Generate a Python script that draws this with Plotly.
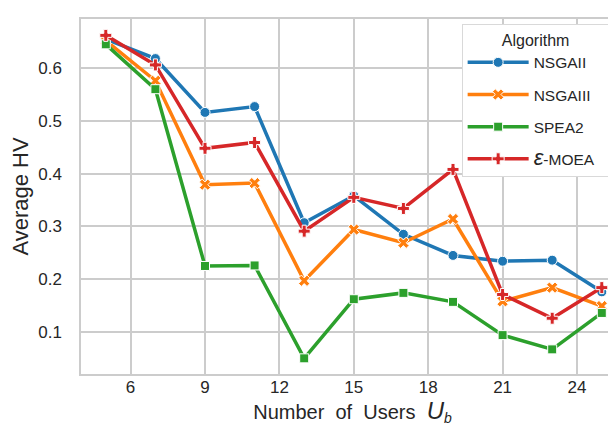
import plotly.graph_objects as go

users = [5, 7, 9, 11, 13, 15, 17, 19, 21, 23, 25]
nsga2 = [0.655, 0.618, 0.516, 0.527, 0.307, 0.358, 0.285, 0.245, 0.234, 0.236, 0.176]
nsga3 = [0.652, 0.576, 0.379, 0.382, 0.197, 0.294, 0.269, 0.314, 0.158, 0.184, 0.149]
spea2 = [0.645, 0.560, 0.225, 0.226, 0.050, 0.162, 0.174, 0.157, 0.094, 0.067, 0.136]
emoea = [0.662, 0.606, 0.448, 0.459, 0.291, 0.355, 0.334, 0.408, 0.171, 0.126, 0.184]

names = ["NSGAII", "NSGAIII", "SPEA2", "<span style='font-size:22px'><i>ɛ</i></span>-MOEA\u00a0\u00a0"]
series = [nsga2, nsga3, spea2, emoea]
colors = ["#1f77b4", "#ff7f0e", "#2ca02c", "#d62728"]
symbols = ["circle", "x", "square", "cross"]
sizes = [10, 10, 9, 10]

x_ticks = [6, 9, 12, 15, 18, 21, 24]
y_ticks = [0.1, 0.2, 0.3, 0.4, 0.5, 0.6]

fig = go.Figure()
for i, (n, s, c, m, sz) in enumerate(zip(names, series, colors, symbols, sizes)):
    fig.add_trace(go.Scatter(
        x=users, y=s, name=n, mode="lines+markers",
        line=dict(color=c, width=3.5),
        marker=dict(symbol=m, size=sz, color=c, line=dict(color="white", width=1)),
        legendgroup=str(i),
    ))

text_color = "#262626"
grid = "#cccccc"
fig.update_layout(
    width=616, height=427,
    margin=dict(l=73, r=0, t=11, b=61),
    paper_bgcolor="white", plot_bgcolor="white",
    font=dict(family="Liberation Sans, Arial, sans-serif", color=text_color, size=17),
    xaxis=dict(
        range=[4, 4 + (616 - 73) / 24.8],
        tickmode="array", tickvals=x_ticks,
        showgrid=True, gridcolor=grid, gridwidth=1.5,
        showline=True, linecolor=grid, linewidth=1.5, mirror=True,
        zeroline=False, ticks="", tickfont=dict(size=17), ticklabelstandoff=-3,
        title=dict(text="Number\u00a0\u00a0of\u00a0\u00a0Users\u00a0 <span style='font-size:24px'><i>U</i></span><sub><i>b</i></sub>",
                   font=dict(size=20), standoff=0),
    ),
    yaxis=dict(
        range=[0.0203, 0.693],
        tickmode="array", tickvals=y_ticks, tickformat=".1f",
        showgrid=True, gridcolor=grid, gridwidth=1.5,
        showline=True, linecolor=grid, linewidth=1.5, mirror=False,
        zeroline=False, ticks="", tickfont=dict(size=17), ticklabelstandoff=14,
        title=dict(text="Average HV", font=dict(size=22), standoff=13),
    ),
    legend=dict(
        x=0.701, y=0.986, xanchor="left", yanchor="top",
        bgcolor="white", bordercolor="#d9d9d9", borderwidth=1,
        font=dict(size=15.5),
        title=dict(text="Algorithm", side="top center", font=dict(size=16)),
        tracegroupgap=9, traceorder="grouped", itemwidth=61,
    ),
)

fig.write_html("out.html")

▬▬▬▬▬▬▬▬▬▬

## Aim of the task
With the pictures left out, transcribe the material exactly.

## Exercise solution
Generate a Python script that draws this with Plotly.
import plotly.graph_objects as go

users = [5, 7, 9, 11, 13, 15, 17, 19, 21, 23, 25]
nsga2 = [0.655, 0.618, 0.516, 0.527, 0.307, 0.358, 0.285, 0.245, 0.234, 0.236, 0.176]
nsga3 = [0.652, 0.576, 0.379, 0.382, 0.197, 0.294, 0.269, 0.314, 0.158, 0.184, 0.149]
spea2 = [0.645, 0.560, 0.225, 0.226, 0.050, 0.162, 0.174, 0.157, 0.094, 0.067, 0.136]
emoea = [0.662, 0.606, 0.448, 0.459, 0.291, 0.355, 0.334, 0.408, 0.171, 0.126, 0.184]

names = ["NSGAII", "NSGAIII", "SPEA2", "<span style='font-size:22px'><i>ɛ</i></span>-MOEA\u00a0\u00a0"]
series = [nsga2, nsga3, spea2, emoea]
colors = ["#1f77b4", "#ff7f0e", "#2ca02c", "#d62728"]
symbols = ["circle", "x", "square", "cross"]
sizes = [10, 10, 9, 10]

x_ticks = [6, 9, 12, 15, 18, 21, 24]
y_ticks = [0.1, 0.2, 0.3, 0.4, 0.5, 0.6]

fig = go.Figure()
for i, (n, s, c, m, sz) in enumerate(zip(names, series, colors, symbols, sizes)):
    fig.add_trace(go.Scatter(
        x=users, y=s, name=n, mode="lines+markers",
        line=dict(color=c, width=3.5),
        marker=dict(symbol=m, size=sz, color=c, line=dict(color="white", width=1)),
        legendgroup=str(i),
    ))

text_color = "#262626"
grid = "#cccccc"
fig.update_layout(
    width=616, height=427,
    margin=dict(l=73, r=0, t=11, b=61),
    paper_bgcolor="white", plot_bgcolor="white",
    font=dict(family="Liberation Sans, Arial, sans-serif", color=text_color, size=17),
    xaxis=dict(
        range=[4, 4 + (616 - 73) / 24.8],
        tickmode="array", tickvals=x_ticks,
        showgrid=True, gridcolor=grid, gridwidth=1.5,
        showline=True, linecolor=grid, linewidth=1.5, mirror=True,
        zeroline=False, ticks="", tickfont=dict(size=17), ticklabelstandoff=-3,
        title=dict(text="Number\u00a0\u00a0of\u00a0\u00a0Users\u00a0 <span style='font-size:24px'><i>U</i></span><sub><i>b</i></sub>",
                   font=dict(size=20), standoff=0),
    ),
    yaxis=dict(
        range=[0.0203, 0.693],
        tickmode="array", tickvals=y_ticks, tickformat=".1f",
        showgrid=True, gridcolor=grid, gridwidth=1.5,
        showline=True, linecolor=grid, linewidth=1.5, mirror=False,
        zeroline=False, ticks="", tickfont=dict(size=17), ticklabelstandoff=14,
        title=dict(text="Average HV", font=dict(size=22), standoff=13),
    ),
    legend=dict(
        x=0.701, y=0.986, xanchor="left", yanchor="top",
        bgcolor="white", bordercolor="#d9d9d9", borderwidth=1,
        font=dict(size=15.5),
        title=dict(text="Algorithm", side="top center", font=dict(size=16)),
        tracegroupgap=9, traceorder="grouped", itemwidth=61,
    ),
)

fig.write_html("out.html")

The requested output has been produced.